(Figure scripts)
|---|
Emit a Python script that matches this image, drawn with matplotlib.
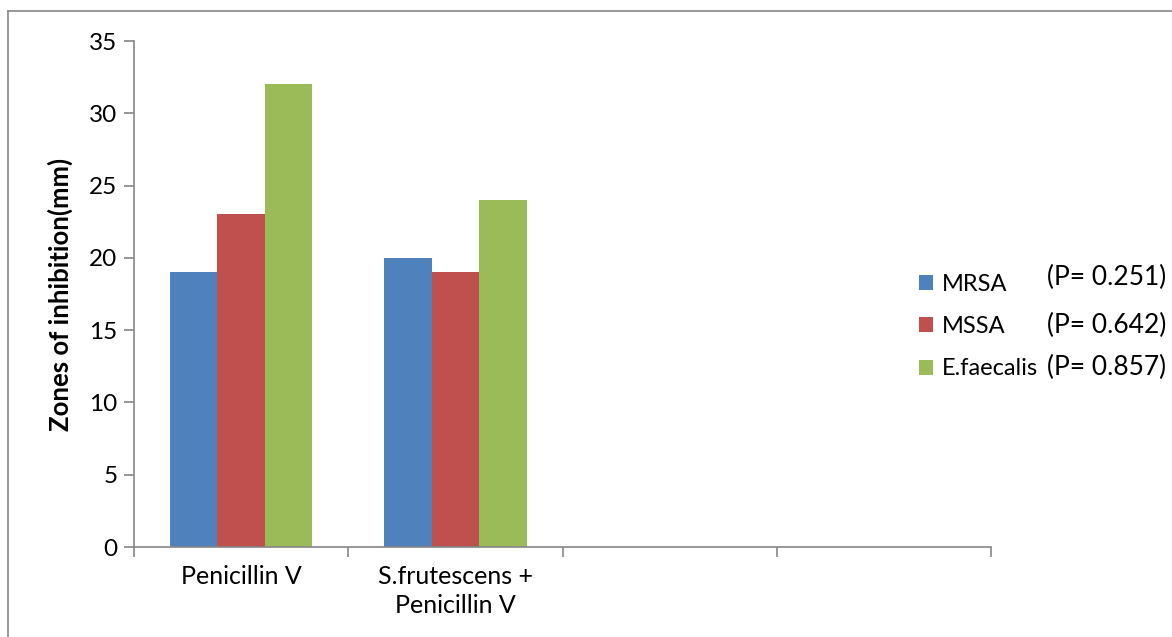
import matplotlib
matplotlib.use('Agg')
import matplotlib.pyplot as plt
from matplotlib.lines import Line2D
import numpy as np

plt.rcParams['font.family'] = ['Lato', 'DejaVu Sans']

# zones of inhibition (mm) per treatment
categories = ['Penicillin V', 'S.frutescens +\nPenicillin V', '', '']
organisms = ['MRSA', 'MSSA', 'E.faecalis']
mrsa = [19, 20]
mssa = [23, 19]
efaecalis = [32, 24]
p_values = ['(P= 0.251)', '(P= 0.642)', '(P= 0.857)']
colors = ['#4f81bd', '#c0504d', '#9bbb59']

W, H = 1172, 637
fig = plt.figure(figsize=(W / 100, H / 100), dpi=100)
ax = fig.add_axes([134 / W, 1 - 547 / H, (991 - 134) / W, (547 - 41) / H])

x = np.arange(len(mrsa))
bw = 0.222
for i, (vals, c, lab) in enumerate(zip([mrsa, mssa, efaecalis], colors, organisms)):
    ax.bar(x + (i - 1) * bw, vals, width=bw, color=c, label=lab, zorder=2)

ax.set_xlim(-0.5, len(categories) - 0.5)
ax.set_ylim(0, 35)
ax.set_yticks(np.arange(0, 36, 5))
ax.set_xticks(np.arange(len(categories)))
ax.set_xticklabels(categories, fontsize=18, linespacing=1.3)
ax.set_xticks(np.arange(len(categories) + 1) - 0.5, minor=True)
ax.tick_params(axis='x', which='major', length=0, pad=13)
ax.tick_params(axis='x', which='minor', length=7, width=1.2, color='#868686', direction='out')
ax.tick_params(axis='y', length=7, width=1.2, color='#868686', labelsize=17.5, pad=5)
for s in ['top', 'right']:
    ax.spines[s].set_visible(False)
for s in ['left', 'bottom']:
    ax.spines[s].set_color('#868686')
    ax.spines[s].set_linewidth(1.2)

ax.set_ylabel('Zones of inhibition(mm)', fontsize=18.5, fontweight='bold')
ax.yaxis.set_label_coords((73 - 134) / 857, 0.5)

leg = fig.legend(loc='upper left', bbox_to_anchor=(919 / W, 1 - 274 / H), frameon=False,
                 fontsize=17, handlelength=0.6, handleheight=0.6, handletextpad=0.35,
                 labelspacing=0.9, borderaxespad=0, borderpad=0)

p_y = [277, 325, 367]
for p, yp in zip(p_values, p_y):
    fig.text(1047 / W, 1 - yp / H, p, fontsize=19, va='center', ha='left')

# outer chart frame
fig.add_artist(Line2D([8 / W, 1], [1 - 11 / H] * 2, color='#868686', lw=1.2))
fig.add_artist(Line2D([8 / W] * 2, [0, 1 - 11 / H], color='#868686', lw=1.2))

fig.savefig('out.png', dpi=100)
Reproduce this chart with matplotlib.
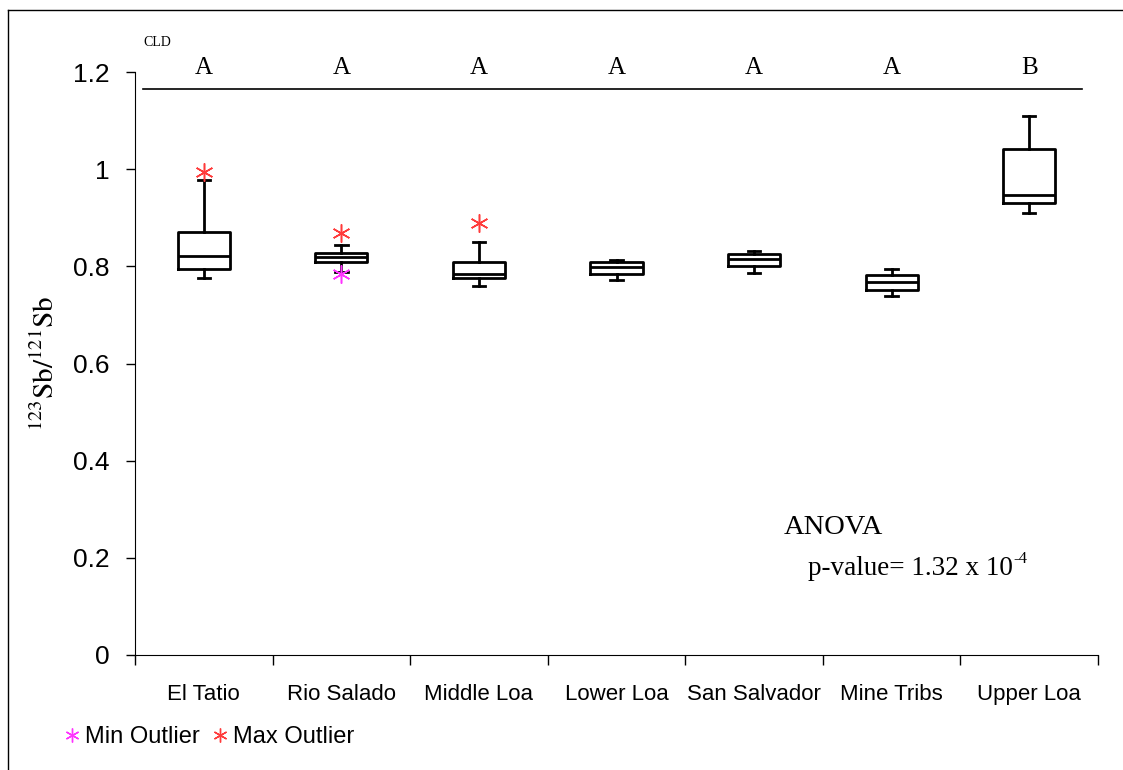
|---|
=== JOB ===
Pictures in the records above are not copied; print everything else exactly.

=== CORRECT ANSWER ===
Emit a Python script that matches this image, drawn with matplotlib.
import matplotlib
matplotlib.use('Agg')
import matplotlib.pyplot as plt
from matplotlib.lines import Line2D
import numpy as np

plt.rcParams['font.family'] = ['Lato', 'DejaVu Sans']

# zones of inhibition (mm) per treatment
categories = ['Penicillin V', 'S.frutescens +\nPenicillin V', '', '']
organisms = ['MRSA', 'MSSA', 'E.faecalis']
mrsa = [19, 20]
mssa = [23, 19]
efaecalis = [32, 24]
p_values = ['(P= 0.251)', '(P= 0.642)', '(P= 0.857)']
colors = ['#4f81bd', '#c0504d', '#9bbb59']

W, H = 1172, 637
fig = plt.figure(figsize=(W / 100, H / 100), dpi=100)
ax = fig.add_axes([134 / W, 1 - 547 / H, (991 - 134) / W, (547 - 41) / H])

x = np.arange(len(mrsa))
bw = 0.222
for i, (vals, c, lab) in enumerate(zip([mrsa, mssa, efaecalis], colors, organisms)):
    ax.bar(x + (i - 1) * bw, vals, width=bw, color=c, label=lab, zorder=2)

ax.set_xlim(-0.5, len(categories) - 0.5)
ax.set_ylim(0, 35)
ax.set_yticks(np.arange(0, 36, 5))
ax.set_xticks(np.arange(len(categories)))
ax.set_xticklabels(categories, fontsize=18, linespacing=1.3)
ax.set_xticks(np.arange(len(categories) + 1) - 0.5, minor=True)
ax.tick_params(axis='x', which='major', length=0, pad=13)
ax.tick_params(axis='x', which='minor', length=7, width=1.2, color='#868686', direction='out')
ax.tick_params(axis='y', length=7, width=1.2, color='#868686', labelsize=17.5, pad=5)
for s in ['top', 'right']:
    ax.spines[s].set_visible(False)
for s in ['left', 'bottom']:
    ax.spines[s].set_color('#868686')
    ax.spines[s].set_linewidth(1.2)

ax.set_ylabel('Zones of inhibition(mm)', fontsize=18.5, fontweight='bold')
ax.yaxis.set_label_coords((73 - 134) / 857, 0.5)

leg = fig.legend(loc='upper left', bbox_to_anchor=(919 / W, 1 - 274 / H), frameon=False,
                 fontsize=17, handlelength=0.6, handleheight=0.6, handletextpad=0.35,
                 labelspacing=0.9, borderaxespad=0, borderpad=0)

p_y = [277, 325, 367]
for p, yp in zip(p_values, p_y):
    fig.text(1047 / W, 1 - yp / H, p, fontsize=19, va='center', ha='left')

# outer chart frame
fig.add_artist(Line2D([8 / W, 1], [1 - 11 / H] * 2, color='#868686', lw=1.2))
fig.add_artist(Line2D([8 / W] * 2, [0, 1 - 11 / H], color='#868686', lw=1.2))

fig.savefig('out.png', dpi=100)
Reproduce this chart with matplotlib.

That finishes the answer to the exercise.